Für Deutschland stellt sich umso dringlicher die Frage, ob ein großangelegter Ausbau eigener Rechenzentren überhaupt sinnvoll oder strategisch notwendig ist. Zumal es ohnehin schwer vorstellbar ist, dass Deutschland mit den amerikanischen Ausbaukapazitäten konkurrieren könnte. Zu teuer ist etwa der hiesige Strom, von dem Rechenzentren sehr viel benötigen.

Digitale Souveränität liegt freilich nicht nur im Beton und Mörtel der Infrastruktur. Was wirklich zählt, sind die Besitzverhältnisse und die Kontrolle über die Technik. Jochim Selzer vom Chaos Computer Club fasst es so zusammen: „Ein Rechenzentrum ist in erster Linie nur ein Raum mit Kühlung, Strom, Internetanschluss und ein paar Leuten, die auf das Gebäude aufpassen. Mindestens so wichtig wie dieser Raum ist das, was drinsteht, und wenn Hardware aus den USA mit Software aus den USA von einer Firma aus den USA ferngewartet wird, ist nicht viel gewonnen.“

■ In Deutschland fehlt Risikokapital

Das ließe sich ändern, denn Deutschland hat eigentlich eine starke digitale Start-up- und Forschungsszene. Das Problem liegt jedoch im fehlenden Risikokapital und in der Sogwirkung, die ein Beinahe-Monopolist wie die USA ausübt. Die besten und innovativsten Start-ups wechseln deshalb meist auf die andere Seite des Atlantiks, wenn sie eine gewisse Größe erreicht haben.

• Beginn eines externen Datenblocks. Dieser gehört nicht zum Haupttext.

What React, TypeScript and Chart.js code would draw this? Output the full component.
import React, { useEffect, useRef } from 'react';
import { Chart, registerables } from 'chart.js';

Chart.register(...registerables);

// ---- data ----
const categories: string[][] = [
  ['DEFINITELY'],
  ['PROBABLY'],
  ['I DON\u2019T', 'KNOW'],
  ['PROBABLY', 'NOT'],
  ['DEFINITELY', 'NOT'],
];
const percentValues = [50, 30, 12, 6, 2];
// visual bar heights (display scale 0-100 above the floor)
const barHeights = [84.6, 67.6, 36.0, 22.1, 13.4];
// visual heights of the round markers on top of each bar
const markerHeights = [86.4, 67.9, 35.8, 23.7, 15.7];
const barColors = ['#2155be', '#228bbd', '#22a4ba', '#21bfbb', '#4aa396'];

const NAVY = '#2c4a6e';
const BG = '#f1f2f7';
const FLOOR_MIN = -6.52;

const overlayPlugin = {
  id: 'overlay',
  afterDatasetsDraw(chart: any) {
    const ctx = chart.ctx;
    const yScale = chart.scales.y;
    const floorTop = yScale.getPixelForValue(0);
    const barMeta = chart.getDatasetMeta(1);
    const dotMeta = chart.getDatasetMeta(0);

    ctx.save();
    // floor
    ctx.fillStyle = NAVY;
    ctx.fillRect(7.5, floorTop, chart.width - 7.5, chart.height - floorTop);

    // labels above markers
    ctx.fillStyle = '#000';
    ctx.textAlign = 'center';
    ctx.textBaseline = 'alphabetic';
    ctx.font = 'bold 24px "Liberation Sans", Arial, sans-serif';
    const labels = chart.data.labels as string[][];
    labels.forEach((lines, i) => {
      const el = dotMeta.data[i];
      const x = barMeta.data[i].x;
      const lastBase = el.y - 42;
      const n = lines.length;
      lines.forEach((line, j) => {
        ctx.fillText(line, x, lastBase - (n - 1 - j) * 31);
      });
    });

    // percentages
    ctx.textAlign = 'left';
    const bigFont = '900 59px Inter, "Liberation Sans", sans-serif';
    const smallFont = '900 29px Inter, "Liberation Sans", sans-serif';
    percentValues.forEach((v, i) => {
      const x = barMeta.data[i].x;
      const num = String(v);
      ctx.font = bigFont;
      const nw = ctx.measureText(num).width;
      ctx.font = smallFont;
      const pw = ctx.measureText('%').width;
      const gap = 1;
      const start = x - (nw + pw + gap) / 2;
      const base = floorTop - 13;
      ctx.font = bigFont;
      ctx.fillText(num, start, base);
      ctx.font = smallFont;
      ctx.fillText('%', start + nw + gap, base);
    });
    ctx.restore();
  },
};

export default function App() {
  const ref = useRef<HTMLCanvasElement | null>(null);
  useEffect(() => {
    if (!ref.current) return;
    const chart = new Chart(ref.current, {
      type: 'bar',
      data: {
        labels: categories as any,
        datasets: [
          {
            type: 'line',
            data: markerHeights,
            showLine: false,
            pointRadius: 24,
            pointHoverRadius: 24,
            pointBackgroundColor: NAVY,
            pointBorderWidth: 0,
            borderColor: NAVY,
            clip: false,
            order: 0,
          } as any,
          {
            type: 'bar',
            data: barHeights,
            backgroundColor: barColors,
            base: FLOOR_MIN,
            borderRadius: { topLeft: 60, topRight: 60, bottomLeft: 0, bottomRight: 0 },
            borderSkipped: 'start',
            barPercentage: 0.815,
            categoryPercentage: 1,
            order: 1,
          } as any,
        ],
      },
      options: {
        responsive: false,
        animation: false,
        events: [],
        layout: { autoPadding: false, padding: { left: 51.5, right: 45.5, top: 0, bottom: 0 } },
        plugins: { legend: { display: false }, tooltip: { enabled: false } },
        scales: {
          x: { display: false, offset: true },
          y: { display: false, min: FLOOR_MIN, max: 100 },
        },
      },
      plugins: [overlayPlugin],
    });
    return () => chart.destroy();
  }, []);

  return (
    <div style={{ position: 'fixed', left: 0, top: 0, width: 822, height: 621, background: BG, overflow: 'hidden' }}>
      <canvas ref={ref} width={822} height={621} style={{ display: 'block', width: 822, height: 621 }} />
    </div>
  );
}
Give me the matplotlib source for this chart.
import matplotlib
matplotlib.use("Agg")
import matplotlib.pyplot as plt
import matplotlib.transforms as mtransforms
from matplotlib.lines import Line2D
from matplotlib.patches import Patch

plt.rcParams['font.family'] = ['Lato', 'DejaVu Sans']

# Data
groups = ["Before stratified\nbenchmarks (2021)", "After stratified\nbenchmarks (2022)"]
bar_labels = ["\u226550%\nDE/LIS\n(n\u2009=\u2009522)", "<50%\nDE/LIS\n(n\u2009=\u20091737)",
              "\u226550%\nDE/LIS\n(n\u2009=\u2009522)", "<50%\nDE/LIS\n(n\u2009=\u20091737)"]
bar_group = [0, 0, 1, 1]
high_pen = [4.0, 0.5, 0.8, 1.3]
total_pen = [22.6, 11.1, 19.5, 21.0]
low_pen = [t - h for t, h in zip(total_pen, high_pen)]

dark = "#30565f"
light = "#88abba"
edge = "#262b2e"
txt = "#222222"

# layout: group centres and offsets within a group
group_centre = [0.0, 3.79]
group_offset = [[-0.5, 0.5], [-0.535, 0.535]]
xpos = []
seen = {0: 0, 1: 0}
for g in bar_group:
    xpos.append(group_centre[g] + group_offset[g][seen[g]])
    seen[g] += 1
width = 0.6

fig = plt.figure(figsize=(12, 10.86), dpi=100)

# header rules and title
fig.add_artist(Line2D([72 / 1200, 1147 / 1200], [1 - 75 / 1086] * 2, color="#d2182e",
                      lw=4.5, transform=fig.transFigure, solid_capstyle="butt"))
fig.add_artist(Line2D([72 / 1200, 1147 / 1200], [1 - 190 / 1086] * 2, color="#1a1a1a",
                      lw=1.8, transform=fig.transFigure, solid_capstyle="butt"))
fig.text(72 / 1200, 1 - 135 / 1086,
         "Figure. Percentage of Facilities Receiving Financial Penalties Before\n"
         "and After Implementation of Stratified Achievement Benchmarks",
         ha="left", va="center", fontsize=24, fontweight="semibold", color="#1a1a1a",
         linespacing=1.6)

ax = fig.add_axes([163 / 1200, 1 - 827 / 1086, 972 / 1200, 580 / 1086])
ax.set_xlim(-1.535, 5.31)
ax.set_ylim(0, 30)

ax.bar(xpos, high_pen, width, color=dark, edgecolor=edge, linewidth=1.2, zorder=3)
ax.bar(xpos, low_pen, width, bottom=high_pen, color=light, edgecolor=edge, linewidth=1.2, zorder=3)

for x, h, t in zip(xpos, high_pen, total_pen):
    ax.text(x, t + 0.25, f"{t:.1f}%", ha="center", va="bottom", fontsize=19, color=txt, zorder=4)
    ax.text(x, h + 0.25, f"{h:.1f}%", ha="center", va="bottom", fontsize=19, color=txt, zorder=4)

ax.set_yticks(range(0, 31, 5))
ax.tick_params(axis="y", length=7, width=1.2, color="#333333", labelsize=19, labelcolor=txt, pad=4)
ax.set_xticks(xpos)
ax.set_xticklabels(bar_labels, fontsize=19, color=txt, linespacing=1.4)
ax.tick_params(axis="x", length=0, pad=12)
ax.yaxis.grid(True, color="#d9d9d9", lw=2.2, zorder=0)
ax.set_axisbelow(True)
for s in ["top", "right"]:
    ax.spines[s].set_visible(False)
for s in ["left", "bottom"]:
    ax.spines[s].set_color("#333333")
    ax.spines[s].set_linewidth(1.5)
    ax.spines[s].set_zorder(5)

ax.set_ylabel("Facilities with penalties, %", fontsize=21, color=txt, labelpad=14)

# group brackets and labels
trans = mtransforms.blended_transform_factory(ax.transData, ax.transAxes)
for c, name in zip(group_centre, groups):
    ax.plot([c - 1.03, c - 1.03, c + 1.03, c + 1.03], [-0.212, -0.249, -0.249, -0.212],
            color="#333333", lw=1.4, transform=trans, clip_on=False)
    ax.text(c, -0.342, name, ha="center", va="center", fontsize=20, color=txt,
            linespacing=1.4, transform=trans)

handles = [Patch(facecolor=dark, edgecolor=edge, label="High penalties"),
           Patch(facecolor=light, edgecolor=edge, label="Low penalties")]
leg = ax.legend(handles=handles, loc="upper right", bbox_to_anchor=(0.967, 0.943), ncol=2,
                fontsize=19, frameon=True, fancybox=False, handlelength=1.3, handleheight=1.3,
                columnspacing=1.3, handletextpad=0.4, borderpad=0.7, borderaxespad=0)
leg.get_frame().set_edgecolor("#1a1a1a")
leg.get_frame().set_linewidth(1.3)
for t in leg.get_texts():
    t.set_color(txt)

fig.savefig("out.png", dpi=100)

Das Beispiel der Rechenzentren zeigt, wie kompliziert das Thema digitale Souveränität ist. Die Bundesregierung will Datenschutz, wirtschaftliche Resilienz und technologische Unabhängigkeit Deutschlands stärken und bewegt sich dabei in einem hochkomplizierten Feld. Sie läuft Gefahr, einem Hype aufzusitzen.